Exercise brief:
Set the listing down unchanged, minus every embedded image.

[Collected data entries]
*-*-*

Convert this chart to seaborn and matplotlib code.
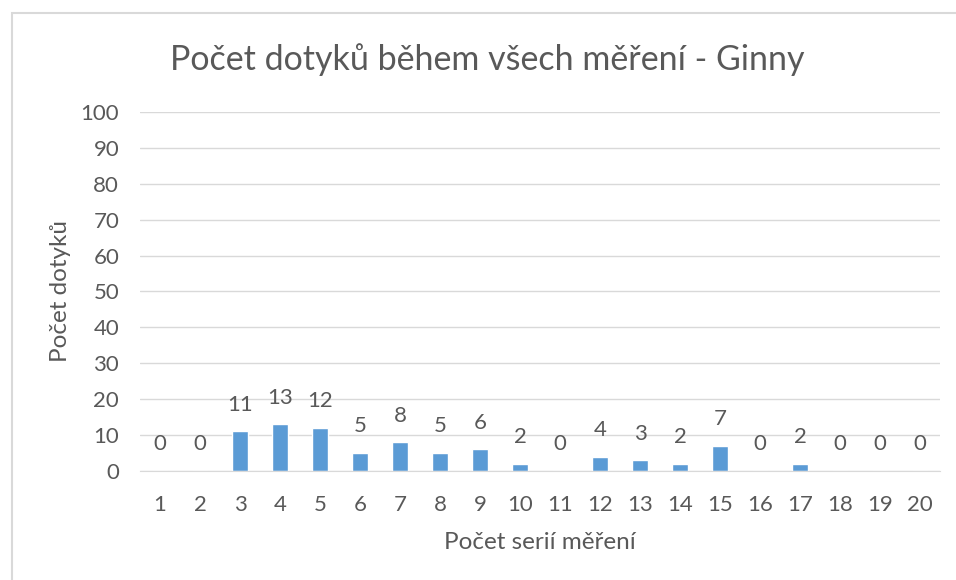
import seaborn as sns
import matplotlib.pyplot as plt
import pandas as pd
from matplotlib.patches import Rectangle

# data
serie = list(range(1, 21))
dotyky = [0, 0, 11, 13, 12, 5, 8, 5, 6, 2, 0, 4, 3, 2, 7, 0, 2, 0, 0, 0]
y_ticks = list(range(0, 101, 10))

df = pd.DataFrame({"serie": serie, "dotyky": dotyky})

sns.set_style("white")
plt.rcParams["font.family"] = ["Lato", "DejaVu Sans"]
txt = "#595959"

fig = plt.figure(figsize=(9.56, 5.8), dpi=100)
ax = fig.add_axes([0.1464, 0.188, 0.837, 0.619])

sns.barplot(data=df, x="serie", y="dotyky", color="#5b9bd5", width=0.4,
            saturation=1, ax=ax, zorder=3)

ax.bar_label(ax.containers[0], labels=[str(v) for v in dotyky],
             padding=12, fontsize=16, color=txt)

ax.set_ylim(0, 100)
ax.set_yticks(y_ticks)
ax.set_xlim(-0.5, 19.5)
ax.yaxis.grid(True, color="#d9d9d9", linewidth=1, zorder=0)
ax.tick_params(axis="both", length=0, labelsize=16, colors=txt)
ax.tick_params(axis="x", pad=17)
ax.tick_params(axis="y", pad=15)

for s in ["top", "right", "left"]:
    ax.spines[s].set_visible(False)
ax.spines["bottom"].set_color("#d9d9d9")
ax.spines["bottom"].set_zorder(4)

ax.set_xlabel("Počet serií měření", fontsize=17.5, color=txt)
ax.set_ylabel("Počet dotyků", fontsize=17.5, color=txt)
ax.xaxis.set_label_coords(0.5, -0.17)
ax.yaxis.set_label_coords(-0.086, 0.5)
fig.text(0.51, 0.897, "Počet dotyků během všech měření - Ginny",
         ha="center", va="center", fontsize=24.5, color=txt)

# chart frame
fig.patches.append(Rectangle((12 / 956, -0.05), 1.0, 1 - 13 / 580 + 0.05,
                             transform=fig.transFigure, fill=False,
                             edgecolor="#d9d9d9", linewidth=1.5))

plt.savefig("out.png", dpi=100)
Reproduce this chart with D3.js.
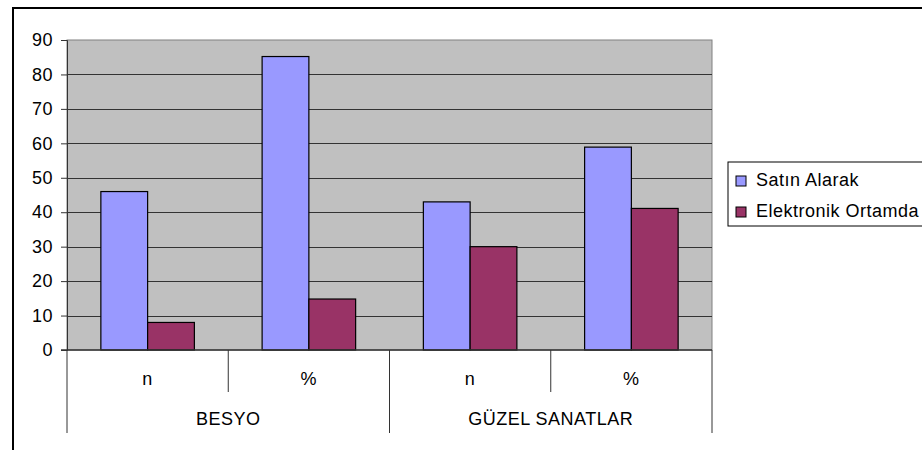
<!DOCTYPE html>
<html>
<head>
<meta charset="utf-8">
<script src="https://cdn.jsdelivr.net/npm/d3@7"></script>
<style>
  body { margin: 0; background: #fff; }
  svg { font-family: "Liberation Sans", Arial, sans-serif; }
  svg text { letter-spacing: 0.5px; }
</style>
</head>
<body>
<svg id="chart" width="922" height="450"></svg>
<script>
// Data
var groups = ["BESYO", "GÜZEL SANATLAR"];
var subCats = ["n", "%"];
var seriesNames = ["Satın Alarak", "Elektronik Ortamda"];
var satinAlarak = [46, 85.2, 43, 58.9];
var elektronik = [8, 14.8, 30, 41.1];
var yTicks = [0, 10, 20, 30, 40, 50, 60, 70, 80, 90];
var colors = ["#9999ff", "#993366"];

var margin = { top: 40, left: 67 };
var plotW = 645, plotH = 310;
var fontSize = 18;

var svg = d3.select("#chart");

// outer frame (runs past the right/bottom edge like the original)
svg.append("rect")
  .attr("x", 13).attr("y", 8).attr("width", 940).attr("height", 480)
  .attr("fill", "none").attr("stroke", "#000").attr("stroke-width", 2);

var g = svg.append("g")
  .attr("transform", "translate(" + margin.left + "," + margin.top + ")");

// category keys: one per (group, sub) pair
var cats = [];
groups.forEach(function(gr) {
  subCats.forEach(function(s) { cats.push(gr + "|" + s); });
});

var x0 = d3.scaleBand().domain(cats).range([0, plotW]).paddingInner(0).paddingOuter(0);
var x1 = d3.scaleBand().domain([0, 1]).range([x0.bandwidth() * 0.21, x0.bandwidth() * 0.79]);
var y = d3.scaleLinear().domain([0, 90]).range([plotH, 0]);

// plot background
g.append("rect")
  .attr("width", plotW).attr("height", plotH)
  .attr("fill", "#c0c0c0").attr("stroke", "#808080").attr("stroke-width", 1);

// gridlines
g.selectAll(".grid")
  .data(yTicks.filter(function(t) { return t > 0 && t < 90; }))
  .enter().append("line")
  .attr("x1", 0).attr("x2", plotW)
  .attr("y1", function(d) { return Math.round(y(d)) + 0.5; })
  .attr("y2", function(d) { return Math.round(y(d)) + 0.5; })
  .attr("stroke", "#333").attr("stroke-width", 1.2);

// bars
var rows = cats.map(function(c, i) {
  return { cat: c, vals: [satinAlarak[i], elektronik[i]] };
});
var cg = g.selectAll(".cat").data(rows).enter().append("g")
  .attr("transform", function(d) { return "translate(" + x0(d.cat) + ",0)"; });
cg.selectAll("rect")
  .data(function(d) { return d.vals.map(function(v, k) { return { k: k, v: v }; }); })
  .enter().append("rect")
  .attr("x", function(d) { return x1(d.k); })
  .attr("width", x1.bandwidth())
  .attr("y", function(d) { return y(d.v); })
  .attr("height", function(d) { return plotH - y(d.v); })
  .attr("fill", function(d) { return colors[d.k]; })
  .attr("stroke", "#000").attr("stroke-width", 1.2);

// y axis
var yAxis = d3.axisLeft(y).tickValues(yTicks).tickSize(6).tickPadding(8);
var ya = g.append("g").call(yAxis);
ya.select(".domain").attr("stroke", "#333");
ya.selectAll(".tick line").attr("stroke", "#333");
ya.selectAll("text").attr("font-size", fontSize).attr("fill", "#000")
  .attr("font-family", "Liberation Sans, Arial, sans-serif");

// x axis: baseline and category separators
g.append("line")
  .attr("x1", -6).attr("x2", plotW).attr("y1", plotH).attr("y2", plotH)
  .attr("stroke", "#333").attr("stroke-width", 1.5);

var bounds = d3.range(cats.length + 1).map(function(i) { return i * x0.bandwidth(); });
g.selectAll(".sep").data(bounds).enter().append("line")
  .attr("x1", function(d) { return d; }).attr("x2", function(d) { return d; })
  .attr("y1", plotH)
  .attr("y2", function(d, i) { return i % subCats.length === 0 ? plotH + 83 : plotH + 42; })
  .attr("stroke", "#333").attr("stroke-width", 1);

g.selectAll(".sublabel").data(cats).enter().append("text")
  .attr("x", function(d) { return x0(d) + x0.bandwidth() / 2; })
  .attr("y", plotH + 35)
  .attr("text-anchor", "middle").attr("font-size", fontSize)
  .text(function(d) { return d.split("|")[1]; });

g.selectAll(".grouplabel").data(groups).enter().append("text")
  .attr("x", function(d, i) { return (i + 0.5) * x0.bandwidth() * subCats.length; })
  .attr("y", plotH + 75)
  .attr("text-anchor", "middle").attr("font-size", fontSize)
  .text(function(d) { return d; });

// legend
var leg = svg.append("g").attr("transform", "translate(728,162)");
leg.append("rect")
  .attr("width", 230).attr("height", 64)
  .attr("fill", "#fff").attr("stroke", "#000").attr("stroke-width", 1);
var li = leg.selectAll(".li").data(seriesNames).enter().append("g")
  .attr("transform", function(d, i) { return "translate(8," + (14 + i * 31) + ")"; });
li.append("rect").attr("width", 10).attr("height", 10)
  .attr("fill", function(d, i) { return colors[i]; })
  .attr("stroke", "#000").attr("stroke-width", 1);
li.append("text").attr("x", 20).attr("y", 10).attr("font-size", fontSize)
  .text(function(d) { return d; });
</script>
</body>
</html>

*-*-*

Solution for this problem:
Convert this chart to seaborn and matplotlib code.
import seaborn as sns
import matplotlib.pyplot as plt
import pandas as pd
from matplotlib.patches import Rectangle

# data
serie = list(range(1, 21))
dotyky = [0, 0, 11, 13, 12, 5, 8, 5, 6, 2, 0, 4, 3, 2, 7, 0, 2, 0, 0, 0]
y_ticks = list(range(0, 101, 10))

df = pd.DataFrame({"serie": serie, "dotyky": dotyky})

sns.set_style("white")
plt.rcParams["font.family"] = ["Lato", "DejaVu Sans"]
txt = "#595959"

fig = plt.figure(figsize=(9.56, 5.8), dpi=100)
ax = fig.add_axes([0.1464, 0.188, 0.837, 0.619])

sns.barplot(data=df, x="serie", y="dotyky", color="#5b9bd5", width=0.4,
            saturation=1, ax=ax, zorder=3)

ax.bar_label(ax.containers[0], labels=[str(v) for v in dotyky],
             padding=12, fontsize=16, color=txt)

ax.set_ylim(0, 100)
ax.set_yticks(y_ticks)
ax.set_xlim(-0.5, 19.5)
ax.yaxis.grid(True, color="#d9d9d9", linewidth=1, zorder=0)
ax.tick_params(axis="both", length=0, labelsize=16, colors=txt)
ax.tick_params(axis="x", pad=17)
ax.tick_params(axis="y", pad=15)

for s in ["top", "right", "left"]:
    ax.spines[s].set_visible(False)
ax.spines["bottom"].set_color("#d9d9d9")
ax.spines["bottom"].set_zorder(4)

ax.set_xlabel("Počet serií měření", fontsize=17.5, color=txt)
ax.set_ylabel("Počet dotyků", fontsize=17.5, color=txt)
ax.xaxis.set_label_coords(0.5, -0.17)
ax.yaxis.set_label_coords(-0.086, 0.5)
fig.text(0.51, 0.897, "Počet dotyků během všech měření - Ginny",
         ha="center", va="center", fontsize=24.5, color=txt)

# chart frame
fig.patches.append(Rectangle((12 / 956, -0.05), 1.0, 1 - 13 / 580 + 0.05,
                             transform=fig.transFigure, fill=False,
                             edgecolor="#d9d9d9", linewidth=1.5))

plt.savefig("out.png", dpi=100)
Reproduce this chart with D3.js.
<!DOCTYPE html>
<html>
<head>
<meta charset="utf-8">
<script src="https://cdn.jsdelivr.net/npm/d3@7"></script>
<style>
  body { margin: 0; background: #fff; }
  svg { font-family: "Liberation Sans", Arial, sans-serif; }
  svg text { letter-spacing: 0.5px; }
</style>
</head>
<body>
<svg id="chart" width="922" height="450"></svg>
<script>
// Data
var groups = ["BESYO", "GÜZEL SANATLAR"];
var subCats = ["n", "%"];
var seriesNames = ["Satın Alarak", "Elektronik Ortamda"];
var satinAlarak = [46, 85.2, 43, 58.9];
var elektronik = [8, 14.8, 30, 41.1];
var yTicks = [0, 10, 20, 30, 40, 50, 60, 70, 80, 90];
var colors = ["#9999ff", "#993366"];

var margin = { top: 40, left: 67 };
var plotW = 645, plotH = 310;
var fontSize = 18;

var svg = d3.select("#chart");

// outer frame (runs past the right/bottom edge like the original)
svg.append("rect")
  .attr("x", 13).attr("y", 8).attr("width", 940).attr("height", 480)
  .attr("fill", "none").attr("stroke", "#000").attr("stroke-width", 2);

var g = svg.append("g")
  .attr("transform", "translate(" + margin.left + "," + margin.top + ")");

// category keys: one per (group, sub) pair
var cats = [];
groups.forEach(function(gr) {
  subCats.forEach(function(s) { cats.push(gr + "|" + s); });
});

var x0 = d3.scaleBand().domain(cats).range([0, plotW]).paddingInner(0).paddingOuter(0);
var x1 = d3.scaleBand().domain([0, 1]).range([x0.bandwidth() * 0.21, x0.bandwidth() * 0.79]);
var y = d3.scaleLinear().domain([0, 90]).range([plotH, 0]);

// plot background
g.append("rect")
  .attr("width", plotW).attr("height", plotH)
  .attr("fill", "#c0c0c0").attr("stroke", "#808080").attr("stroke-width", 1);

// gridlines
g.selectAll(".grid")
  .data(yTicks.filter(function(t) { return t > 0 && t < 90; }))
  .enter().append("line")
  .attr("x1", 0).attr("x2", plotW)
  .attr("y1", function(d) { return Math.round(y(d)) + 0.5; })
  .attr("y2", function(d) { return Math.round(y(d)) + 0.5; })
  .attr("stroke", "#333").attr("stroke-width", 1.2);

// bars
var rows = cats.map(function(c, i) {
  return { cat: c, vals: [satinAlarak[i], elektronik[i]] };
});
var cg = g.selectAll(".cat").data(rows).enter().append("g")
  .attr("transform", function(d) { return "translate(" + x0(d.cat) + ",0)"; });
cg.selectAll("rect")
  .data(function(d) { return d.vals.map(function(v, k) { return { k: k, v: v }; }); })
  .enter().append("rect")
  .attr("x", function(d) { return x1(d.k); })
  .attr("width", x1.bandwidth())
  .attr("y", function(d) { return y(d.v); })
  .attr("height", function(d) { return plotH - y(d.v); })
  .attr("fill", function(d) { return colors[d.k]; })
  .attr("stroke", "#000").attr("stroke-width", 1.2);

// y axis
var yAxis = d3.axisLeft(y).tickValues(yTicks).tickSize(6).tickPadding(8);
var ya = g.append("g").call(yAxis);
ya.select(".domain").attr("stroke", "#333");
ya.selectAll(".tick line").attr("stroke", "#333");
ya.selectAll("text").attr("font-size", fontSize).attr("fill", "#000")
  .attr("font-family", "Liberation Sans, Arial, sans-serif");

// x axis: baseline and category separators
g.append("line")
  .attr("x1", -6).attr("x2", plotW).attr("y1", plotH).attr("y2", plotH)
  .attr("stroke", "#333").attr("stroke-width", 1.5);

var bounds = d3.range(cats.length + 1).map(function(i) { return i * x0.bandwidth(); });
g.selectAll(".sep").data(bounds).enter().append("line")
  .attr("x1", function(d) { return d; }).attr("x2", function(d) { return d; })
  .attr("y1", plotH)
  .attr("y2", function(d, i) { return i % subCats.length === 0 ? plotH + 83 : plotH + 42; })
  .attr("stroke", "#333").attr("stroke-width", 1);

g.selectAll(".sublabel").data(cats).enter().append("text")
  .attr("x", function(d) { return x0(d) + x0.bandwidth() / 2; })
  .attr("y", plotH + 35)
  .attr("text-anchor", "middle").attr("font-size", fontSize)
  .text(function(d) { return d.split("|")[1]; });

g.selectAll(".grouplabel").data(groups).enter().append("text")
  .attr("x", function(d, i) { return (i + 0.5) * x0.bandwidth() * subCats.length; })
  .attr("y", plotH + 75)
  .attr("text-anchor", "middle").attr("font-size", fontSize)
  .text(function(d) { return d; });

// legend
var leg = svg.append("g").attr("transform", "translate(728,162)");
leg.append("rect")
  .attr("width", 230).attr("height", 64)
  .attr("fill", "#fff").attr("stroke", "#000").attr("stroke-width", 1);
var li = leg.selectAll(".li").data(seriesNames).enter().append("g")
  .attr("transform", function(d, i) { return "translate(8," + (14 + i * 31) + ")"; });
li.append("rect").attr("width", 10).attr("height", 10)
  .attr("fill", function(d, i) { return colors[i]; })
  .attr("stroke", "#000").attr("stroke-width", 1);
li.append("text").attr("x", 20).attr("y", 10).attr("font-size", fontSize)
  .text(function(d) { return d; });
</script>
</body>
</html>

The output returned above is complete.